In 1982, when the Supreme Court first upheld a state law banning child pornography, nobody was thinking about the possibility of making child porn without a kid. But since then wonders of modern technology have brought us virtual child porn: images that look exactly like children engaging in sexual conduct but are created by computers, without using real children. This has teed up a new issue for the court: does the First Amendment right to free speech protect the creation, distribution and possession of computer-created child porn?

Five years ago Congress expanded the federal child-porn law to cover the virtual variety. The Child Pornography Prevention Act of 1996 bans any image that "appears to be" sexually explicit conduct by an actual child. Congress found not only that pedophiles use such images to whet their own appetites and lure children into sexual activities, but also that virtual child porn can "desensitize the viewer to the pathology of sexual abuse or exploitation of children."

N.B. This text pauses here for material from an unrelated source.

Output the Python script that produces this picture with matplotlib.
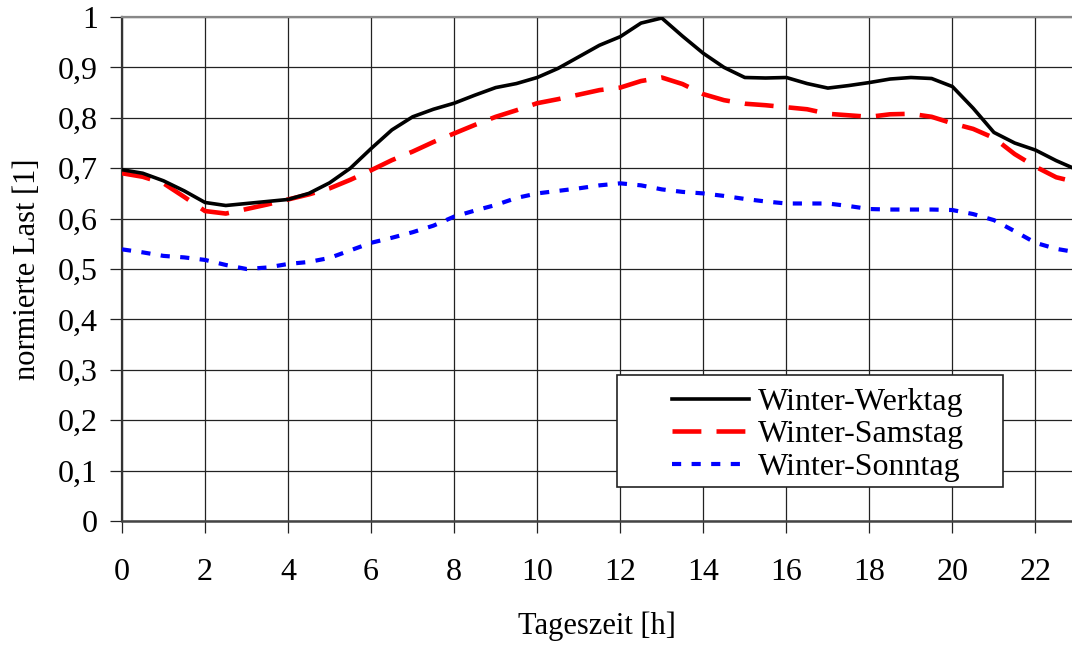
import numpy as np
import matplotlib
matplotlib.use("Agg")
import matplotlib.pyplot as plt
from matplotlib.patches import Rectangle

plt.rcParams["font.family"] = ["Liberation Serif", "DejaVu Serif"]

# ── Data: normalised winter load profiles, half-hourly ───────────────────────

hours = np.arange(0, 23.01, 0.5)

werktag = [0.697, 0.690, 0.675, 0.655, 0.632, 0.626, 0.630, 0.634, 0.638,
           0.650, 0.671, 0.700, 0.739, 0.776, 0.802, 0.817, 0.829, 0.845,
           0.860, 0.868, 0.880, 0.898, 0.921, 0.944, 0.961, 0.988, 0.998,
           0.962, 0.928, 0.900, 0.880, 0.879, 0.880, 0.868, 0.859, 0.864,
           0.870, 0.877, 0.880, 0.878, 0.862, 0.819, 0.771, 0.750, 0.736,
           0.715, 0.697]

samstag = [0.690, 0.683, 0.670, 0.643, 0.615, 0.610, 0.619, 0.628, 0.638,
           0.648, 0.660, 0.677, 0.696, 0.716, 0.733, 0.752, 0.769, 0.786,
           0.802, 0.815, 0.829, 0.837, 0.846, 0.855, 0.860, 0.873, 0.880,
           0.867, 0.847, 0.835, 0.828, 0.825, 0.821, 0.817, 0.808, 0.805,
           0.802, 0.807, 0.808, 0.802, 0.789, 0.778, 0.760, 0.728, 0.703,
           0.682, 0.672]

sonntag = [0.539, 0.533, 0.526, 0.523, 0.518, 0.508, 0.500, 0.503, 0.510,
           0.514, 0.522, 0.537, 0.552, 0.562, 0.573, 0.586, 0.604, 0.616,
           0.627, 0.641, 0.650, 0.655, 0.660, 0.666, 0.670, 0.666, 0.658,
           0.653, 0.650, 0.645, 0.639, 0.634, 0.630, 0.630, 0.630, 0.625,
           0.619, 0.618, 0.618, 0.618, 0.617, 0.609, 0.597, 0.575, 0.552,
           0.540, 0.533]

x_ticks = list(range(0, 23, 2))
y_ticks = [round(v * 0.1, 1) for v in range(11)]
y_tick_labels = ["0"] + [f"0,{i}" for i in range(1, 10)] + ["1"]

FS = 23

# ── Figure ───────────────────────────────────────────────────────────────────

fig = plt.figure(figsize=(10.72, 6.5), dpi=100)
ax = fig.add_axes([0.1138, 0.1985, 0.8862, 0.7753])

ax.plot(hours, werktag, color="black", lw=2.6, label="Winter-Werktag",
        solid_joinstyle="round", zorder=4)
ax.plot(hours, samstag, color="#ff0000", lw=3.3, dashes=(6.3, 3.3),
        label="Winter-Samstag", zorder=3)
ax.plot(hours, sonntag, color="#0000ff", lw=3.0, dashes=(2.2, 2.5),
        label="Winter-Sonntag", zorder=3)

ax.set_xlim(0, 22.88)
ax.set_ylim(0, 1)
ax.set_xticks(x_ticks)
ax.set_yticks(y_ticks)
ax.set_yticklabels(y_tick_labels)

ax.grid(True, color="#222222", lw=0.9)
ax.tick_params(axis="both", direction="out", length=8.5, width=0.9,
               labelsize=FS, color="#222222")
ax.tick_params(axis="x", pad=18)
ax.tick_params(axis="y", pad=9)

ax.spines["right"].set_visible(False)
ax.spines["top"].set_color("#888888")
ax.spines["top"].set_linewidth(1.6)
ax.spines["left"].set_color("#333333")
ax.spines["left"].set_linewidth(1.6)
ax.spines["bottom"].set_color("#444444")
ax.spines["bottom"].set_linewidth(1.8)

ax.set_xlabel("Tageszeit [h]", fontsize=22, labelpad=18)
ax.set_ylabel("normierte Last [1]", fontsize=22, labelpad=11)

# legend frame drawn separately (box wider than its content)
ax.add_patch(Rectangle((0.521, 0.0675), 0.406, 0.222, transform=ax.transAxes,
                       facecolor="white", edgecolor="#222222", lw=1.2,
                       zorder=5))
leg = ax.legend(loc="upper left", bbox_to_anchor=(0.579, 0.265),
                frameon=False, fontsize=FS, borderpad=0, handlelength=2.4,
                handletextpad=0.3, labelspacing=0.1, borderaxespad=0)
leg.set_zorder(6)

fig.savefig("out.png", dpi=100)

Rejecting these justifications as constitutionally insufficient, a panel of the U.S. Court of Appeals for the Ninth Circuit, sitting in San Francisco, voted 2-1 in December 1999 to strike down the 1996 statute. The decision came in a lawsuit brought by the Free Speech Coalition, an adult-entertainment trade association, along with a painter of nudes, the publisher of a book on nudism and a photographer. Only "the protection of the actual children used in the production of child pornography" can justify a ban on child porn, the Ninth Circuit panel held. In seeking Supreme Court review, the Justice Department countered that the ban on virtual child porn was necessary to protect "children who may be abused as a result of the dissemination of visual depictions of child pornography." The Supreme Court agreed in January to hear the case.